> **Provided data**
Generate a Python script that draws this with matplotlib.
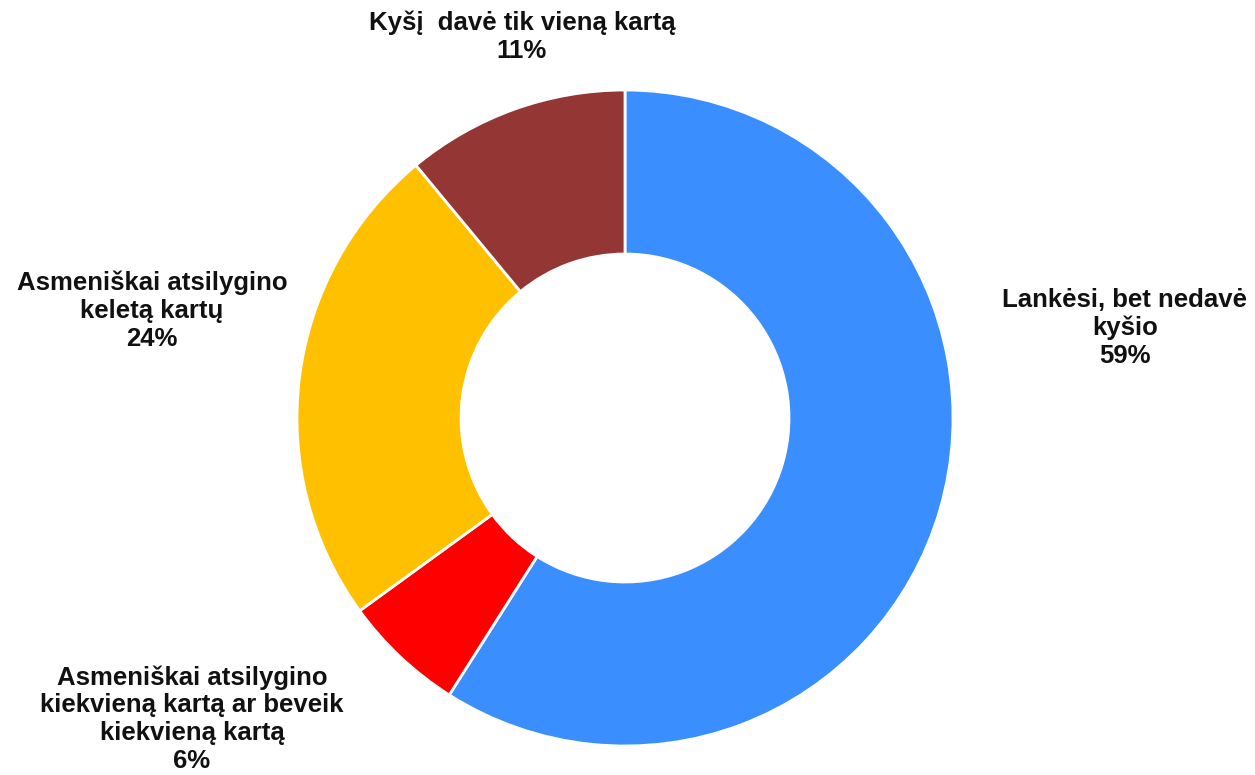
import matplotlib
matplotlib.use('Agg')
import matplotlib.pyplot as plt

# slices, clockwise from the top
labels = ['Lankėsi, bet nedavė\nkyšio',
          'Asmeniškai atsilygino\nkiekvieną kartą ar beveik\nkiekvieną kartą',
          'Asmeniškai atsilygino\nkeletą kartų',
          'Kyšį  davė tik vieną kartą']
values = [59, 6, 24, 11]
colors = ['#3A8EFE', '#FF0000', '#FFC000', '#943634']

# where each label block is centred (figure pixels, from the top left)
label_pos = [(1125, 328), (192, 719), (152, 311), (522, 37)]

plt.rcParams['font.family'] = ['Liberation Sans', 'DejaVu Sans']

W, H = 1255, 775
fig = plt.figure(figsize=(W / 100, H / 100), dpi=100)
cx, cy, r = 625, 418, 328
ax = fig.add_axes([(cx - r) / W, (H - cy - r) / H, 2 * r / W, 2 * r / H])

ax.pie(values, colors=colors, startangle=90, counterclock=False, radius=1,
       wedgeprops=dict(width=0.5, edgecolor='white', linewidth=2))
ax.set_xlim(-1, 1)
ax.set_ylim(-1, 1)
ax.set_aspect('equal')
ax.axis('off')

for lab, v, (px, py) in zip(labels, values, label_pos):
    fig.text(px / W, 1 - py / H, f'{lab}\n{v}%', ha='center', va='center',
             fontsize=18.5, fontweight='bold', linespacing=1.2, color='#111111')

fig.savefig('out.png', dpi=100)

> **Short problem**
Omit the pictures, and quote the material above exactly as given.

> **Solution to this problem**
Generate a Python script that draws this with matplotlib.
import matplotlib
matplotlib.use('Agg')
import matplotlib.pyplot as plt

# slices, clockwise from the top
labels = ['Lankėsi, bet nedavė\nkyšio',
          'Asmeniškai atsilygino\nkiekvieną kartą ar beveik\nkiekvieną kartą',
          'Asmeniškai atsilygino\nkeletą kartų',
          'Kyšį  davė tik vieną kartą']
values = [59, 6, 24, 11]
colors = ['#3A8EFE', '#FF0000', '#FFC000', '#943634']

# where each label block is centred (figure pixels, from the top left)
label_pos = [(1125, 328), (192, 719), (152, 311), (522, 37)]

plt.rcParams['font.family'] = ['Liberation Sans', 'DejaVu Sans']

W, H = 1255, 775
fig = plt.figure(figsize=(W / 100, H / 100), dpi=100)
cx, cy, r = 625, 418, 328
ax = fig.add_axes([(cx - r) / W, (H - cy - r) / H, 2 * r / W, 2 * r / H])

ax.pie(values, colors=colors, startangle=90, counterclock=False, radius=1,
       wedgeprops=dict(width=0.5, edgecolor='white', linewidth=2))
ax.set_xlim(-1, 1)
ax.set_ylim(-1, 1)
ax.set_aspect('equal')
ax.axis('off')

for lab, v, (px, py) in zip(labels, values, label_pos):
    fig.text(px / W, 1 - py / H, f'{lab}\n{v}%', ha='center', va='center',
             fontsize=18.5, fontweight='bold', linespacing=1.2, color='#111111')

fig.savefig('out.png', dpi=100)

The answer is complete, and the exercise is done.